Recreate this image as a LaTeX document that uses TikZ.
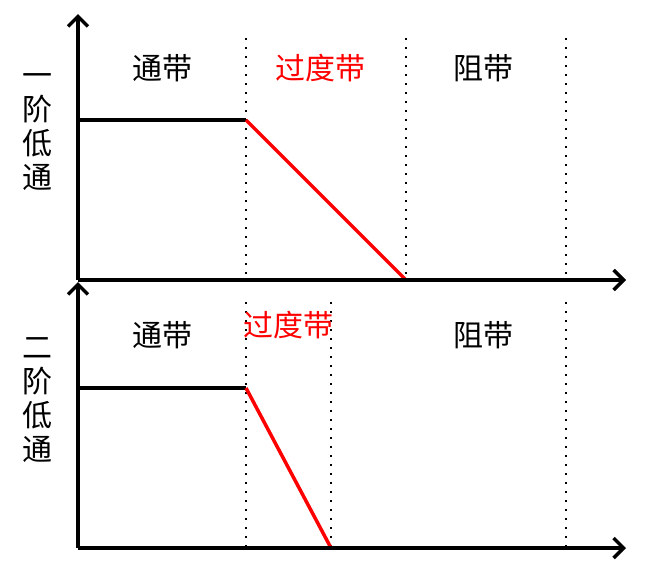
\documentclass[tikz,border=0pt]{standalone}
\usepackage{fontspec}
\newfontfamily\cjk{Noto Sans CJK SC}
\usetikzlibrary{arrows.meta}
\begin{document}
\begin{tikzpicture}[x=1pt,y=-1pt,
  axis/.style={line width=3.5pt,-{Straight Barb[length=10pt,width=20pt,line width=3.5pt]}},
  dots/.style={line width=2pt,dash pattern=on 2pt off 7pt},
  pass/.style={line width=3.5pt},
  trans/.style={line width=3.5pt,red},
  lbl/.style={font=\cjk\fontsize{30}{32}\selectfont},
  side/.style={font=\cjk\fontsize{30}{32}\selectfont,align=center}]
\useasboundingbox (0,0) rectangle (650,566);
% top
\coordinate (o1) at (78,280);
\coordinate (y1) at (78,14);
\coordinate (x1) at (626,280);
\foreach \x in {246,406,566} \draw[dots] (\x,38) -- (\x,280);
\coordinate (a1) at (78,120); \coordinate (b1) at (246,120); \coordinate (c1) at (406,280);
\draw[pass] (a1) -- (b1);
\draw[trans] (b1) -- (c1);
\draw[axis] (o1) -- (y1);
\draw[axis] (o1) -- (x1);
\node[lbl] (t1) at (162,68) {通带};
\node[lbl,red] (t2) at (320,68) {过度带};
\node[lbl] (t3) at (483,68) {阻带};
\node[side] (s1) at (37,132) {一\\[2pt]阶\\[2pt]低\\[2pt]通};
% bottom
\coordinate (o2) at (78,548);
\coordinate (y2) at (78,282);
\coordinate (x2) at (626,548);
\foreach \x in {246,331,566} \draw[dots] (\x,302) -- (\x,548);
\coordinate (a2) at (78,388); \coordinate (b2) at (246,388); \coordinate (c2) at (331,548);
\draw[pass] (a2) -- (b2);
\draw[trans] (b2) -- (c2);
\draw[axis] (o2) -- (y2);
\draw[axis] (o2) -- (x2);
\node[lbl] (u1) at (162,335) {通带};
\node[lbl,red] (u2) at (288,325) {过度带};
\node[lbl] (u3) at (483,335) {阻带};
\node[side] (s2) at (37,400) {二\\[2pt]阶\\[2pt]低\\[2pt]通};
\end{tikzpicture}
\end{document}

....

--- Set task ---
Without including any picture, repeat the data exactly.

--- The solution ---
Recreate this image as a LaTeX document that uses TikZ.
\documentclass[tikz,border=0pt]{standalone}
\usepackage{fontspec}
\newfontfamily\cjk{Noto Sans CJK SC}
\usetikzlibrary{arrows.meta}
\begin{document}
\begin{tikzpicture}[x=1pt,y=-1pt,
  axis/.style={line width=3.5pt,-{Straight Barb[length=10pt,width=20pt,line width=3.5pt]}},
  dots/.style={line width=2pt,dash pattern=on 2pt off 7pt},
  pass/.style={line width=3.5pt},
  trans/.style={line width=3.5pt,red},
  lbl/.style={font=\cjk\fontsize{30}{32}\selectfont},
  side/.style={font=\cjk\fontsize{30}{32}\selectfont,align=center}]
\useasboundingbox (0,0) rectangle (650,566);
% top
\coordinate (o1) at (78,280);
\coordinate (y1) at (78,14);
\coordinate (x1) at (626,280);
\foreach \x in {246,406,566} \draw[dots] (\x,38) -- (\x,280);
\coordinate (a1) at (78,120); \coordinate (b1) at (246,120); \coordinate (c1) at (406,280);
\draw[pass] (a1) -- (b1);
\draw[trans] (b1) -- (c1);
\draw[axis] (o1) -- (y1);
\draw[axis] (o1) -- (x1);
\node[lbl] (t1) at (162,68) {通带};
\node[lbl,red] (t2) at (320,68) {过度带};
\node[lbl] (t3) at (483,68) {阻带};
\node[side] (s1) at (37,132) {一\\[2pt]阶\\[2pt]低\\[2pt]通};
% bottom
\coordinate (o2) at (78,548);
\coordinate (y2) at (78,282);
\coordinate (x2) at (626,548);
\foreach \x in {246,331,566} \draw[dots] (\x,302) -- (\x,548);
\coordinate (a2) at (78,388); \coordinate (b2) at (246,388); \coordinate (c2) at (331,548);
\draw[pass] (a2) -- (b2);
\draw[trans] (b2) -- (c2);
\draw[axis] (o2) -- (y2);
\draw[axis] (o2) -- (x2);
\node[lbl] (u1) at (162,335) {通带};
\node[lbl,red] (u2) at (288,325) {过度带};
\node[lbl] (u3) at (483,335) {阻带};
\node[side] (s2) at (37,400) {二\\[2pt]阶\\[2pt]低\\[2pt]通};
\end{tikzpicture}
\end{document}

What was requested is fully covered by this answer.